Roma ve Bizans dönemlerinde Kapadokya, sürekli iktidar değişikliklerinin ve istila hareketlerinin merkezinde olmuş. Roma İmparatorluğu'nun 395'te ikiye ayrılmasıyla Kapadokya, Doğu Roma Devleti'nin (Bizans) hakimiyeti altına girmiş. Bizans döneminde, Kapadokya Anadolu'nun iki piskoposluk merkezinden biri olmuştur ve ünlü azizlerin memleketi olarak bilinir. Aziz Basil, Nissalı Gregory ve Naziruslu Gregory bu dönemin önemli isimlerindendir. Bizans'ın ilk yıllarında sakin bir dönem geçiren Kapadokya, Arap ve Sasani akınlarıyla zor zamanlar geçirmiştir. İmparator Heraclius, Anadolu'yu askeri eyaletlere ayırmış ve Kapadokya da bu eyaletlerden biri oldu.

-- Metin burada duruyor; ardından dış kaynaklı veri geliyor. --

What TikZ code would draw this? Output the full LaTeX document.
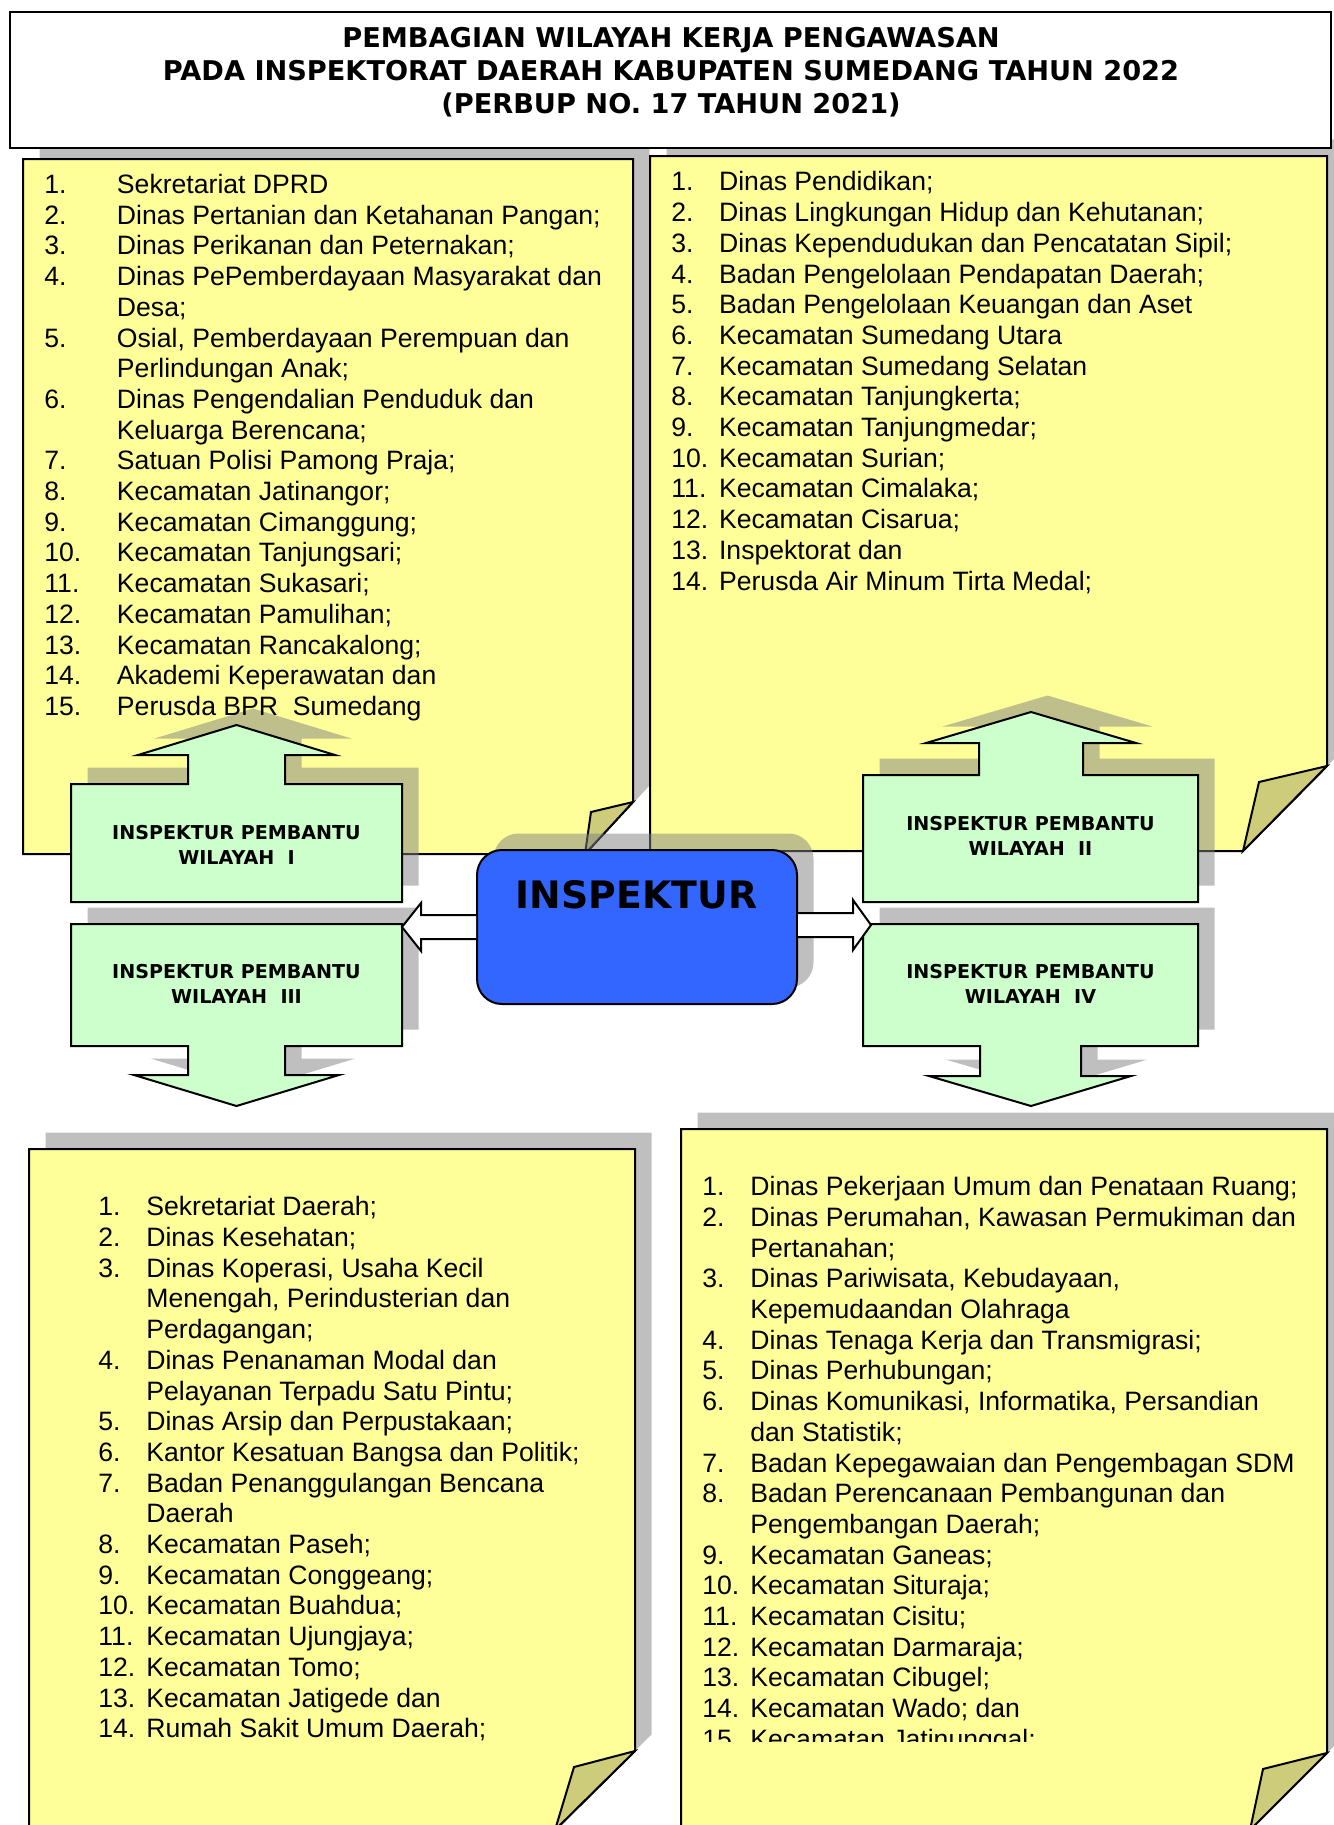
\documentclass[tikz,border=0pt]{standalone}
\usepackage{fontspec}
\setmainfont{Liberation Sans}
\newfontfamily\verdana{DejaVu Sans}
\usepackage{xcolor}
\usepackage{tikz}
\usetikzlibrary{calc}

\definecolor{memoyellow}{HTML}{FFFF99}
\definecolor{flapyellow}{HTML}{CCCC7A}
\definecolor{subgreen}{HTML}{CCFFCC}
\definecolor{chiefblue}{HTML}{3366FF}

\begin{document}
\begin{tikzpicture}[x=0.5pt, y=-0.5pt,
    shadowed/.style={preaction={fill=black!50, draw=none, opacity=0.5, transform canvas={xshift=8.25pt, yshift=8.25pt}}},
    memo/.style={draw, line width=1pt, fill=memoyellow, shadowed},
    flap/.style={draw, line width=1pt, fill=flapyellow},
    subbox/.style={draw, line width=1pt, fill=subgreen, shadowed},
    sublabel/.style={align=center, font=\verdana\bfseries\fontsize{9.55}{12.5}\selectfont},
    chief/.style={draw, line width=1pt, fill=chiefblue, rounded corners=12.5pt, minimum width=160pt, minimum height=77pt, inner sep=0pt, shadowed},
    items/.style={anchor=base west, inner sep=0pt, font=\fontsize{13.3}{15.35}\selectfont},
    link/.style={draw, line width=1pt, fill=white}]
    \useasboundingbox (0,0) rectangle (1333,1825);

    % sticky notes
    \draw[memo] (23,159) -- (633,159) -- (633,802) -- (585,854) -- (23,854) -- cycle;
    \draw[flap] (633,802) -- (591,812) -- (585,854) -- cycle;
    \draw[memo] (650,156) -- (1327,156) -- (1327,766) -- (1243,851) -- (650,851) -- cycle;
    \draw[flap] (1327,766) -- (1259,782) -- (1243,851) -- cycle;
    \draw[memo] (29,1149) -- (635,1149) -- (635,1751) -- (555,1830) -- (29,1830) -- cycle;
    \draw[flap] (635,1751) -- (574,1767) -- (555,1830) -- cycle;
    \draw[memo] (681,1129) -- (1327,1129) -- (1327,1753) -- (1250,1830) -- (681,1830) -- cycle;
    \draw[flap] (1327,1753) -- (1263,1769) -- (1250,1830) -- cycle;

    % title
    \draw[line width=1pt, fill=white] (10,12) rectangle (1331,148);
    \node[align=center, font=\verdana\bfseries\fontsize{13.6}{16.5}\selectfont] (judul) at (671,72.5)
        {PEMBAGIAN WILAYAH KERJA PENGAWASAN\\PADA INSPEKTORAT DAERAH KABUPATEN SUMEDANG TAHUN 2022\\(PERBUP NO. 17 TAHUN 2021)};

    % inspektur pembantu
    \draw[subbox] (71,784) -- (188,784) -- (188,755) -- (138,755) -- (236.5,725) -- (335,755) -- (285,755) -- (285,784) -- (402,784) -- (402,902) -- (71,902) -- cycle;
    \draw[subbox] (863,775) -- (979,775) -- (979,743) -- (926,743) -- (1031,712) -- (1136,743) -- (1083,743) -- (1083,775) -- (1198,775) -- (1198,902) -- (863,902) -- cycle;
    \draw[subbox] (71,924) -- (402,924) -- (402,1046) -- (285,1046) -- (285,1075) -- (339,1075) -- (236.5,1106) -- (134,1075) -- (188,1075) -- (188,1046) -- (71,1046) -- cycle;
    \draw[subbox] (863,924) -- (1198,924) -- (1198,1046) -- (1081,1046) -- (1081,1076) -- (1131,1076) -- (1031,1106) -- (929,1076) -- (980,1076) -- (980,1046) -- (863,1046) -- cycle;
    \node[sublabel] (w1) at (236.5,844.5) {INSPEKTUR PEMBANTU\\WILAYAH\ \ I};
    \node[sublabel] (w2) at (1030.5,835.5) {INSPEKTUR PEMBANTU\\WILAYAH\ \ II};
    \node[sublabel] (w3) at (236.5,984) {INSPEKTUR PEMBANTU\\WILAYAH\ \ III};
    \node[sublabel] (w4) at (1030.5,984) {INSPEKTUR PEMBANTU\\WILAYAH\ \ IV};

    % inspektur
    \node[chief] (insp) at (637,927) {};
    \node[font=\verdana\bfseries\fontsize{18.9}{22}\selectfont] (insplabel) at (636.5,894.5) {INSPEKTUR};
    \coordinate (kiri) at (402,927);
    \coordinate (kanan) at (871,925);
    \filldraw[link] ($(insp.west)+(0,-12)$) -- (421,915) -- (421,903) -- (kiri) -- (421,951) -- (421,939) -- ($(insp.west)+(0,12)$);
    \filldraw[link] ($(insp.east)+(0,-14)$) -- (853,913) -- (853,900) -- (kanan) -- (853,950) -- (853,937) -- ($(insp.east)+(0,10)$);

    % lists
    \node[items] (daftar1) at (44,193.5) {\begin{tabular}[t]{@{}p{36.3pt}@{}l@{}}
        1. & Sekretariat DPRD\\
        2. & Dinas Pertanian dan Ketahanan Pangan;\\
        3. & Dinas Perikanan dan Peternakan;\\
        4. & Dinas PePemberdayaan Masyarakat dan\\
           & Desa;\\
        5. & Osial, Pemberdayaan Perempuan dan\\
           & Perlindungan Anak;\\
        6. & Dinas Pengendalian Penduduk dan\\
           & Keluarga Berencana;\\
        7. & Satuan Polisi Pamong Praja;\\
        8. & Kecamatan Jatinangor;\\
        9. & Kecamatan Cimanggung;\\
        10. & Kecamatan Tanjungsari;\\
        11. & Kecamatan Sukasari;\\
        12. & Kecamatan Pamulihan;\\
        13. & Kecamatan Rancakalong;\\
        14. & Akademi Keperawatan dan\\
        15. & Perusda BPR\ \ Sumedang
    \end{tabular}};
    \node[items] (daftar2) at (671,191) {\begin{tabular}[t]{@{}p{23.85pt}@{}l@{}}
        1. & Dinas Pendidikan;\\
        2. & Dinas Lingkungan Hidup dan Kehutanan;\\
        3. & Dinas Kependudukan dan Pencatatan Sipil;\\
        4. & Badan Pengelolaan Pendapatan Daerah;\\
        5. & Badan Pengelolaan Keuangan dan Aset\\
        6. & Kecamatan Sumedang Utara\\
        7. & Kecamatan Sumedang Selatan\\
        8. & Kecamatan Tanjungkerta;\\
        9. & Kecamatan Tanjungmedar;\\
        10. & Kecamatan Surian;\\
        11. & Kecamatan Cimalaka;\\
        12. & Kecamatan Cisarua;\\
        13. & Inspektorat dan\\
        14. & Perusda Air Minum Tirta Medal;
    \end{tabular}};
    \node[items] (daftar3) at (98,1215.8) {\begin{tabular}[t]{@{}p{24pt}@{}l@{}}
        1. & Sekretariat Daerah;\\
        2. & Dinas Kesehatan;\\
        3. & Dinas Koperasi, Usaha Kecil\\
           & Menengah, Perindusterian dan\\
           & Perdagangan;\\
        4. & Dinas Penanaman Modal dan\\
           & Pelayanan Terpadu Satu Pintu;\\
        5. & Dinas Arsip dan Perpustakaan;\\
        6. & Kantor Kesatuan Bangsa dan Politik;\\
        7. & Badan Penanggulangan Bencana\\
           & Daerah\\
        8. & Kecamatan Paseh;\\
        9. & Kecamatan Conggeang;\\
        10. & Kecamatan Buahdua;\\
        11. & Kecamatan Ujungjaya;\\
        12. & Kecamatan Tomo;\\
        13. & Kecamatan Jatigede dan\\
        14. & Rumah Sakit Umum Daerah;
    \end{tabular}};
    \begin{scope}
        \clip (681,1129) rectangle (1327,1741);
        \node[items] (daftar4) at (702,1195.7) {\begin{tabular}[t]{@{}p{24pt}@{}l@{}}
            1. & Dinas Pekerjaan Umum dan Penataan Ruang;\\
            2. & Dinas Perumahan, Kawasan Permukiman dan\\
               & Pertanahan;\\
            3. & Dinas Pariwisata, Kebudayaan,\\
               & Kepemudaandan Olahraga\\
            4. & Dinas Tenaga Kerja dan Transmigrasi;\\
            5. & Dinas Perhubungan;\\
            6. & Dinas Komunikasi, Informatika, Persandian\\
               & dan Statistik;\\
            7. & Badan Kepegawaian dan Pengembagan SDM\\
            8. & Badan Perencanaan Pembangunan dan\\
               & Pengembangan Daerah;\\
            9. & Kecamatan Ganeas;\\
            10. & Kecamatan Situraja;\\
            11. & Kecamatan Cisitu;\\
            12. & Kecamatan Darmaraja;\\
            13. & Kecamatan Cibugel;\\
            14. & Kecamatan Wado; dan\\
            15. & Kecamatan Jatinunggal;
        \end{tabular}};
    \end{scope}
\end{tikzpicture}
\end{document}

Bizans döneminde, ekonomik ve sosyal bunalımlar yaşanmış, mezhep çatışmaları artmış ve ikona karşı olan bir hareket ortaya çıkmıştır. Bu dönemde Kapadokya, rahiplerin ve Bizans imparatorlarının mülkiyet ve iktidar mücadelesinin merkezinde kalmıştır. Bu zorlu dönem, Bizans'ın Orta ve Doğu Anadolu'yu kaybetmesine zemin hazırlamış. Oğuz Türkleri, 1071'de Malazgirt Savaşı'yla Anadolu'ya kapıları açmış ve Kapadokya, Selçukluların hakimiyetine girmiş. Danişmendlilerin ve Selçukluların ardından bölge, Moğolların hakimiyetine geçmiş ve nihayetinde Osmanlı Devleti'nin etkisi altında kalmıştır.

29296

MUŞKARA’DAN NEVŞEHİR'E

18’inci yüzyılın başlarında Osmanlı İmparatorluğu’nun Lale Devri'nin ünlü sadrazamı Damat İbrahim Paşa, Kapadokya'nın sessiz köylerinden biri olan Muşkara’yı büyük bir dönüşümden geçirdi. Şehri imar ederek hanlar, camiler ve hamamlar inşa eden Paşa, adını da değiştirerek Farsçada ‘Yeni Şehir’ anlamına gelen Nevşehir adını verdi. Bu vizyoner adımları, Nevşehir’i sadece fiziksel olarak değil, kültürel ve ekonomik olarak da yeniden canlandırarak tarih sahnesinde önemli bir yer kazandırdı. Kapadokya'nın uzun ve karmaşık tarihi, bu toprakların çeşitli kültürlerin ve medeniyetlerin buluşma noktası olduğunu gösteriyor. Her dönemde, bu bölge, zengin tarihinin derinliklerinden gelen izlerle yaşamı kucaklıyor.